De facto, a população não está nada bem informada a respeito do que se passa numa sala de aula. Nem a população, nem a sociedade, nem o Estado. Nisso, Lídia, não podias ter sido mais certeira. E fica também patente qual o tipo de mérito necessário para a tal progressão feliz na carreira: apenas a mera acção de aparecer para trabalhar na escola que nos paga o salário – ou seja, esse heroísmo que consiste em estar numa sala de aula enfrentando adolescentes, e crianças, às dezenas, ali sentados a olhar para professores assustados e confusos com tão intenso escrutínio.
É por isso que este acordo histórico ainda não terminou. Ele só ficará selado quando Isabel Alçada verificar a que professores, durante estes dois anos, foram atribuídas as notas de excelente, e tirar daí as suas conclusões. Talvez resolva anular os seus efeitos. É que os professores duma escola constituem uma família. Experimentem criar um escalão de avaliação entre os membros duma mesma família que se autovigia. Sobre os métodos de avaliação desejo a Isabel Alçada e aos sindicatos muitas noites de boa maratona.
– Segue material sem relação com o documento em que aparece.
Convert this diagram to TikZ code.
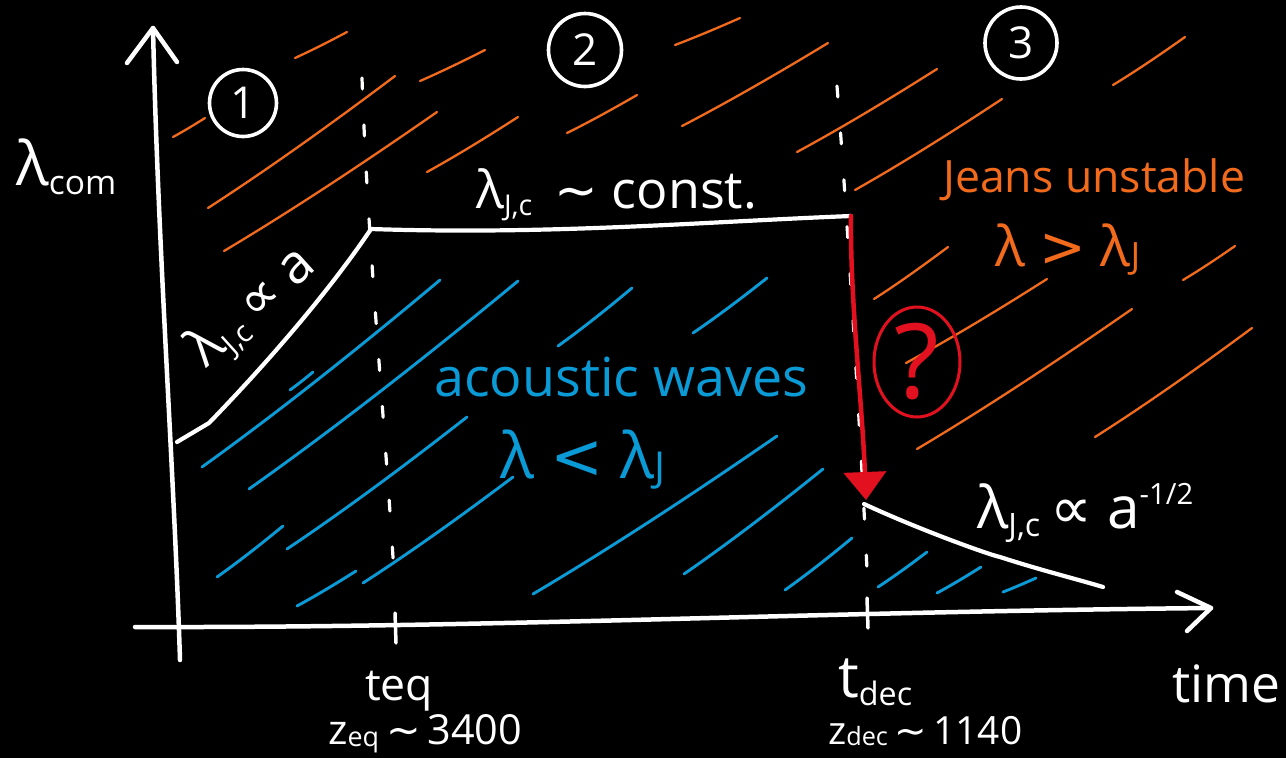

Cá está: os professores duma escola constituem uma família. A quem favorece a desestabilização desta família? Quem anda a espalhar a discórdia dentro de uma família que se ama e só quer que a deixem viver feliz? Isabel Alçada, com a ajuda dos sindicatos, que trate de acabar com esses professores ditos excelentes que só servem para causar chatices na família. Numa família não há excelentes porque os membros das famílias não se autovigiam, o que leva a que não seja possível fazer comparações. E é assim o amor familiar, explica a Lídia.
Isto é tão simples de perceber, os murmúrios das donas de escola.